From the first line of the data below through the line holding "titlePadding=10))", output each line exactly and leave the pictures out.

» **GIVEN INFORMATION**
+===+
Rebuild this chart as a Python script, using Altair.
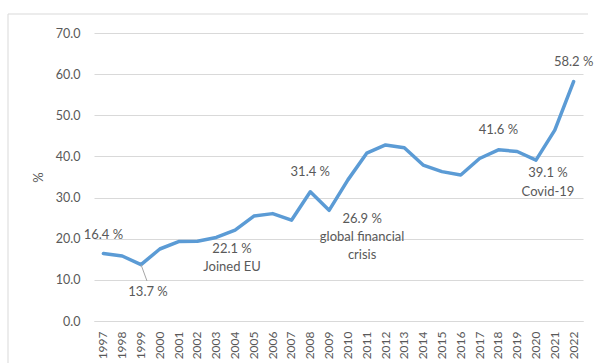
import altair as alt
import pandas as pd

years = [str(y) for y in range(1997, 2023)]
values = [16.4, 15.8, 13.7, 17.5, 19.3, 19.4, 20.3, 22.1, 25.5, 26.1, 24.5, 31.4, 26.9,
          34.3, 40.8, 42.8, 42.1, 37.9, 36.3, 35.5, 39.5, 41.6, 41.2, 39.1, 46.4, 58.2]

ann_years = ["1997", "1999", "2004", "2004", "2008", "2009", "2009", "2009", "2018", "2020", "2020", "2022"]
ann_values = [16.4, 13.7, 22.1, 22.1, 31.4, 26.9, 26.9, 26.9, 41.6, 39.1, 39.1, 58.2]
ann_texts = ["16.4 %", "13.7 %", "22.1 %", "Joined EU", "31.4 %", "26.9 %", "global financial",
             "crisis", "41.6 %", "39.1 %", "Covid-19", "58.2 %"]
ann_dx = [0, 7, -3, -3, 0, 33, 33, 33, 0, 12, 12, 0]
ann_dy = [-19, 27, 19, 37, -20, 9, 27, 45, -20, 13, 32, -20]

df = pd.DataFrame({"year": years, "value": values})

FONT = "Lato"
GRAY = "#595959"
GRID = "#d9d9d9"

x = alt.X("year:O", scale=alt.Scale(domain=years, paddingInner=0, paddingOuter=0),
          axis=alt.Axis(title=None, labelAngle=-90, labelAlign="right", labelBaseline="middle",
                        labelPadding=10, ticks=False, grid=False, domainColor=GRID, labelColor=GRAY,
                        labelFont=FONT, labelFontSize=12))
y = alt.Y("value:Q", scale=alt.Scale(domain=[0, 70], nice=False, zero=True),
          axis=alt.Axis(title="%", values=[0, 10, 20, 30, 40, 50, 60, 70], format=".1f",
                        ticks=False, domain=False, gridColor=GRID, labelColor=GRAY,
                        labelFont=FONT, labelFontSize=12.5, labelPadding=14,
                        titleColor=GRAY, titleFont=FONT, titleFontSize=13, titleFontWeight="normal",
                        titlePadding=10))

line = alt.Chart(df).mark_line(color="#5B9BD5", strokeWidth=3.5, strokeCap="round",
                               strokeJoin="round").encode(x=x, y=y)

layers = [line]

leader = alt.Chart(pd.DataFrame({"year": ["1999"], "value": [13.7]})).mark_rule(
    color="#a6a6a6", strokeWidth=1).encode(
    x=alt.X("year:O", scale=alt.Scale(domain=years, paddingInner=0, paddingOuter=0)),
    y="value:Q", x2=alt.value(53), y2=alt.value(248))
layers.append(leader)

for yr, v, t, dx, dy in zip(ann_years, ann_values, ann_texts, ann_dx, ann_dy):
    d = pd.DataFrame({"year": [yr], "value": [v], "text": [t]})
    layers.append(alt.Chart(d).mark_text(font=FONT, fontSize=13, color=GRAY, dx=dx, dy=dy,
                                         align="center", baseline="middle").encode(
        x=alt.X("year:O", scale=alt.Scale(domain=years, paddingInner=0, paddingOuter=0)),
        y="value:Q", text="text:N"))

# outer frame
frame = alt.Chart(df.head(1)).mark_rule(color=GRID, strokeWidth=1).encode(
    x=alt.value(-86), x2=alt.value(494), y=alt.value(-19))
frame_l = alt.Chart(df.head(1)).mark_rule(color=GRID, strokeWidth=1).encode(
    x=alt.value(-86), y=alt.value(-19), y2=alt.value(340))
layers += [frame, frame_l]

chart = alt.layer(*layers).properties(
    width=489, height=288,
    autosize=alt.AutoSizeParams(type="none"),
    padding={"left": 94, "top": 33, "right": 13, "bottom": 42},
    background="white",
).configure_view(strokeWidth=0, stroke="transparent")

chart.save("out.html", embed_options={"renderer": "svg", "actions": False})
+===+
» **TASK ANSWER**
Rebuild this chart as a Python script, using Altair.
import altair as alt
import pandas as pd

years = [str(y) for y in range(1997, 2023)]
values = [16.4, 15.8, 13.7, 17.5, 19.3, 19.4, 20.3, 22.1, 25.5, 26.1, 24.5, 31.4, 26.9,
          34.3, 40.8, 42.8, 42.1, 37.9, 36.3, 35.5, 39.5, 41.6, 41.2, 39.1, 46.4, 58.2]

ann_years = ["1997", "1999", "2004", "2004", "2008", "2009", "2009", "2009", "2018", "2020", "2020", "2022"]
ann_values = [16.4, 13.7, 22.1, 22.1, 31.4, 26.9, 26.9, 26.9, 41.6, 39.1, 39.1, 58.2]
ann_texts = ["16.4 %", "13.7 %", "22.1 %", "Joined EU", "31.4 %", "26.9 %", "global financial",
             "crisis", "41.6 %", "39.1 %", "Covid-19", "58.2 %"]
ann_dx = [0, 7, -3, -3, 0, 33, 33, 33, 0, 12, 12, 0]
ann_dy = [-19, 27, 19, 37, -20, 9, 27, 45, -20, 13, 32, -20]

df = pd.DataFrame({"year": years, "value": values})

FONT = "Lato"
GRAY = "#595959"
GRID = "#d9d9d9"

x = alt.X("year:O", scale=alt.Scale(domain=years, paddingInner=0, paddingOuter=0),
          axis=alt.Axis(title=None, labelAngle=-90, labelAlign="right", labelBaseline="middle",
                        labelPadding=10, ticks=False, grid=False, domainColor=GRID, labelColor=GRAY,
                        labelFont=FONT, labelFontSize=12))
y = alt.Y("value:Q", scale=alt.Scale(domain=[0, 70], nice=False, zero=True),
          axis=alt.Axis(title="%", values=[0, 10, 20, 30, 40, 50, 60, 70], format=".1f",
                        ticks=False, domain=False, gridColor=GRID, labelColor=GRAY,
                        labelFont=FONT, labelFontSize=12.5, labelPadding=14,
                        titleColor=GRAY, titleFont=FONT, titleFontSize=13, titleFontWeight="normal",
                        titlePadding=10))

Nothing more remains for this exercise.